Governance and the Role of Information

Bodie, Robins Kaplan Professor of Law, previously served as Callis Family Professor of Law and co- director of the William C. Wefel Center for Employment Law at Saint Louis University School of Law. His scholarship focuses on the role of information, control, and governance within the corporation and the workplace. He got his start in labor and employment law as a field attorney in the New York office of the National Labor Relations Board, investigating and litigating unfair labor practice charges, including a case involving the National Hockey League. 
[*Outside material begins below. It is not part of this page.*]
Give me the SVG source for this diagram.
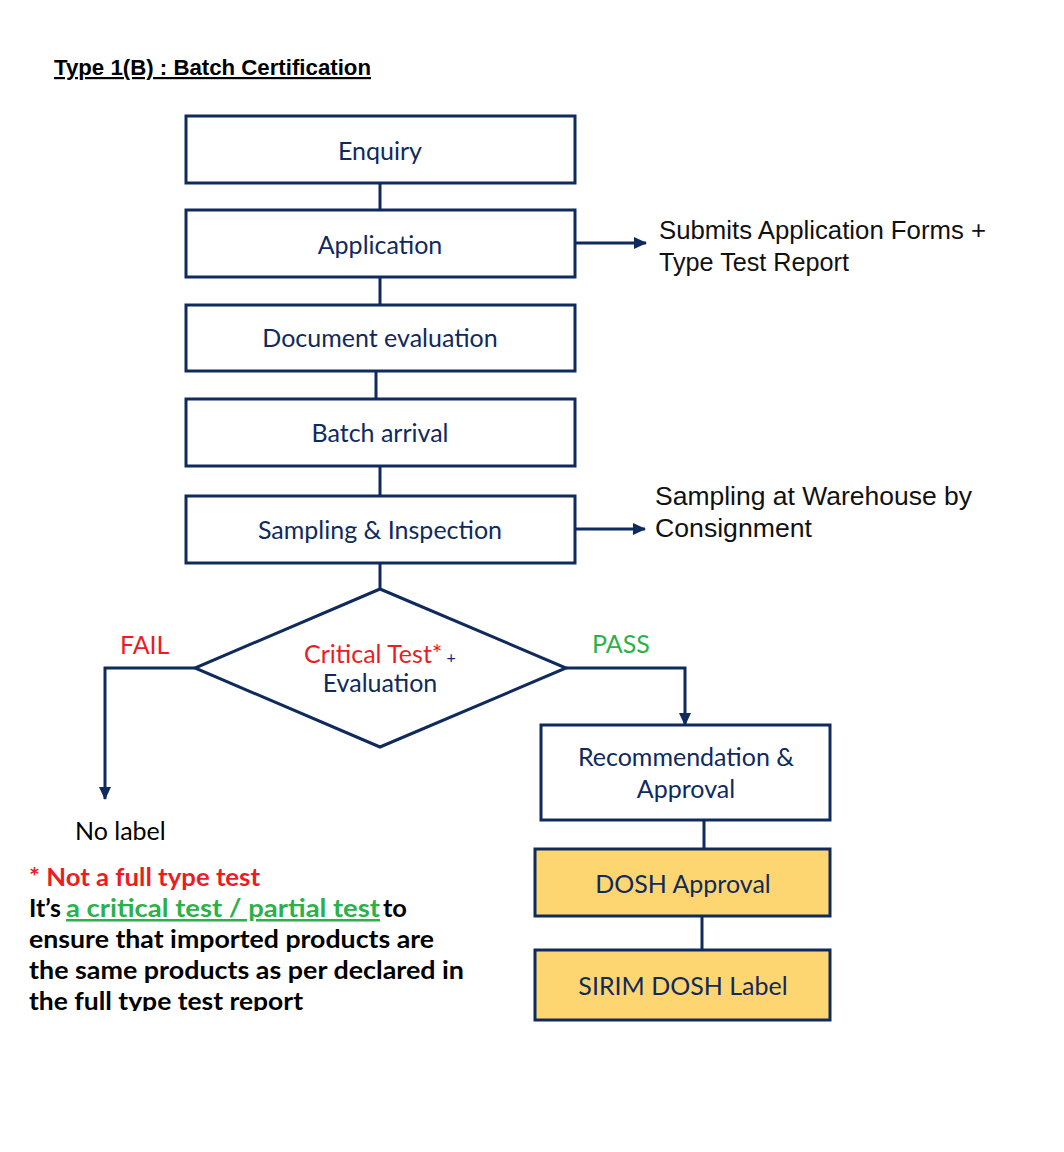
<svg xmlns="http://www.w3.org/2000/svg" width="1064" height="1152" viewBox="0 0 1064 1152">
<style>
.box{fill:#ffffff;stroke:#0f2a5c;stroke-width:3}
.ybox{fill:#fdd672;stroke:#0f2a5c;stroke-width:3}
.lbl{font-family:Lato,"Noto Sans",sans-serif;font-size:25px;fill:#0f2a5c;text-anchor:middle}
.side{font-family:"Liberation Sans",sans-serif;font-size:25px;fill:#111111}
.line{fill:none;stroke:#0f2a5c;stroke-width:3}
.note{font-family:Lato,"Noto Sans",sans-serif;font-size:25px;font-weight:bold;fill:#000000}
</style>
<defs>
<marker id="arr" markerWidth="13" markerHeight="12" refX="12" refY="6" orient="auto" markerUnits="userSpaceOnUse" viewBox="0 0 13 12">
<path d="M0,0 L13,6 L0,12 Z" fill="#0f2a5c"/>
</marker>
<clipPath id="noteclip"><rect x="0" y="850" width="520" height="161"/></clipPath>
</defs>
<rect width="1064" height="1152" fill="#ffffff"/>
<text x="54" y="75" font-family="'Liberation Sans',sans-serif" font-size="22" font-weight="bold" fill="#000" text-decoration="underline" textLength="317" lengthAdjust="spacingAndGlyphs">Type 1(B) : Batch Certification</text>

<g id="connectors">
<line class="line" x1="380" y1="183" x2="380" y2="210"/>
<line class="line" x1="380" y1="277" x2="380" y2="305"/>
<line class="line" x1="376" y1="371" x2="376" y2="399"/>
<line class="line" x1="380" y1="466" x2="380" y2="496"/>
<line class="line" x1="380" y1="563" x2="380" y2="589"/>
<line class="line" x1="575" y1="243" x2="646" y2="243" marker-end="url(#arr)"/>
<line class="line" x1="575" y1="529" x2="645" y2="529" marker-end="url(#arr)"/>
<polyline class="line" points="195,668 105,668 105,799" marker-end="url(#arr)"/>
<polyline class="line" points="566,668 685,668 685,725" marker-end="url(#arr)"/>
<line class="line" x1="704" y1="820" x2="704" y2="849"/>
<line class="line" x1="702" y1="916" x2="702" y2="950"/>
<text x="120" y="654" font-family="Lato,'Noto Sans',sans-serif" font-size="25" fill="#ec1c24">FAIL</text>
<text x="592" y="653" font-family="Lato,'Noto Sans',sans-serif" font-size="25" fill="#2bb14a">PASS</text>
</g>

<g id="enquiry"><rect class="box" x="186" y="116" width="389" height="67"/><text class="lbl" x="380" y="160">Enquiry</text></g>
<g id="application"><rect class="box" x="186" y="210" width="389" height="67"/><text class="lbl" x="380" y="254">Application</text></g>
<g id="document"><rect class="box" x="186" y="305" width="389" height="66"/><text class="lbl" x="380" y="347">Document evaluation</text></g>
<g id="batch"><rect class="box" x="186" y="399" width="389" height="67"/><text class="lbl" x="380" y="442">Batch arrival</text></g>
<g id="sampling"><rect class="box" x="186" y="496" width="389" height="67"/><text class="lbl" x="380" y="539">Sampling &amp; Inspection</text></g>
<g id="decision"><polygon class="box" points="380,589 566,668 380,747 195,668"/>
<text class="lbl" x="380" y="663" font-size="23"><tspan fill="#ec1c24">Critical Test*</tspan><tspan font-size="16"> +</tspan></text>
<text class="lbl" x="380" y="692" font-size="23">Evaluation</text></g>
<g id="recommendation"><rect class="box" x="541" y="725" width="289" height="95"/><text class="lbl" x="686" y="766">Recommendation &amp;</text><text class="lbl" x="686" y="798">Approval</text></g>
<g id="dosh"><rect class="ybox" x="535" y="849" width="295" height="67"/><text class="lbl" x="683" y="893">DOSH Approval</text></g>
<g id="sirim"><rect class="ybox" x="535" y="950" width="295" height="70"/><text class="lbl" x="683" y="995">SIRIM DOSH Label</text></g>

<g id="side-notes">
<text class="side" x="659" y="239" textLength="327" lengthAdjust="spacingAndGlyphs">Submits Application Forms +</text>
<text class="side" x="659" y="271" textLength="190" lengthAdjust="spacingAndGlyphs">Type Test Report</text>
<text class="side" x="655" y="505" textLength="317" lengthAdjust="spacingAndGlyphs">Sampling at Warehouse by</text>
<text class="side" x="655" y="537" textLength="157" lengthAdjust="spacingAndGlyphs">Consignment</text>
</g>

<g id="nolabel"><text x="75" y="840" font-family="Lato,'Noto Sans',sans-serif" font-size="25" fill="#000">No label</text></g>

<g id="footnote" clip-path="url(#noteclip)">
<text class="note" x="29" y="886" style="fill:#ec1c24" textLength="231" lengthAdjust="spacingAndGlyphs">* Not a full type test</text>
<text class="note" x="29" y="917" textLength="32" lengthAdjust="spacingAndGlyphs">It’s</text>
<text class="note" x="66" y="917" style="fill:#2bb14a" text-decoration="underline" textLength="314" lengthAdjust="spacingAndGlyphs">a critical test / partial test </text>
<text class="note" x="383" y="917" textLength="24" lengthAdjust="spacingAndGlyphs">to</text>
<text class="note" x="29" y="948" textLength="405" lengthAdjust="spacingAndGlyphs">ensure that imported products are</text>
<text class="note" x="29" y="979" textLength="435" lengthAdjust="spacingAndGlyphs">the same products as per declared in</text>
<text class="note" x="29" y="1010" textLength="274" lengthAdjust="spacingAndGlyphs">the full type test report</text>
</g>
</svg>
“There is a great tradition of labor and employment at Minnesota Law,” says Bodie. “I look forward to building upon the school’s national position as a leader in the field. It’s really exciting to work with Charlotte and with the terrific business law faculty I’ve gotten to know well over the course of my career.” He will serve as faculty chair of the Labor and Employment Law Concentration. 

Bodie’s book, Reconstructing the Corporation: From Shareholder Primacy to Shared Governance, was published by Cambridge University Press in 2021 and argues for employees to be more involved in corporate governance. He also served as one of the reporters for the American Law Institute’s Restatement of Employment Law, acting as the primary reporter for the chapter on workplace privacy and autonomy. 

His most recent article focused on the regulation of worker data through legal regimes relating to employment law, privacy law, and intellectual property law. “Employers are collecting more and more information about their employees, over a wider spectrum of life activities,” he says. “We have to adapt the law to give workers more understanding and control when it comes to their own data.” 

"Employers are collecting more and more information about their employees, over a wider spectrum of life activities. We have to adapt the law to give workers more understanding and control when it comes to their own data.”
Professor Mathew Bodie

Bodie graduated from Princeton University and earned his J.D. at Harvard Law and LL.M. at New York University School of Law. His articles have appeared in the Boston University Law Review, Maryland Law Review, Washington University Law Review, Notre Dame Law Review, Georgetown Law Journal, and Virginia Law Review, among others. He is a frequent contributor to media on labor and employment issues and has been quoted numerous times recently in the New York Times regarding the Starbucks union organizing drive. 

Ushering in a New Era 

Befort says that stepping back from a lifetime of work is made easier with the hire of Garden and Bodie. “I’ve watched Charlotte and Matt become national leaders,” he says. “When I saw them present at conferences and share scholarship, I knew these two were really good. I’m proud to have them at Minnesota Law and look forward to where they will take us next.”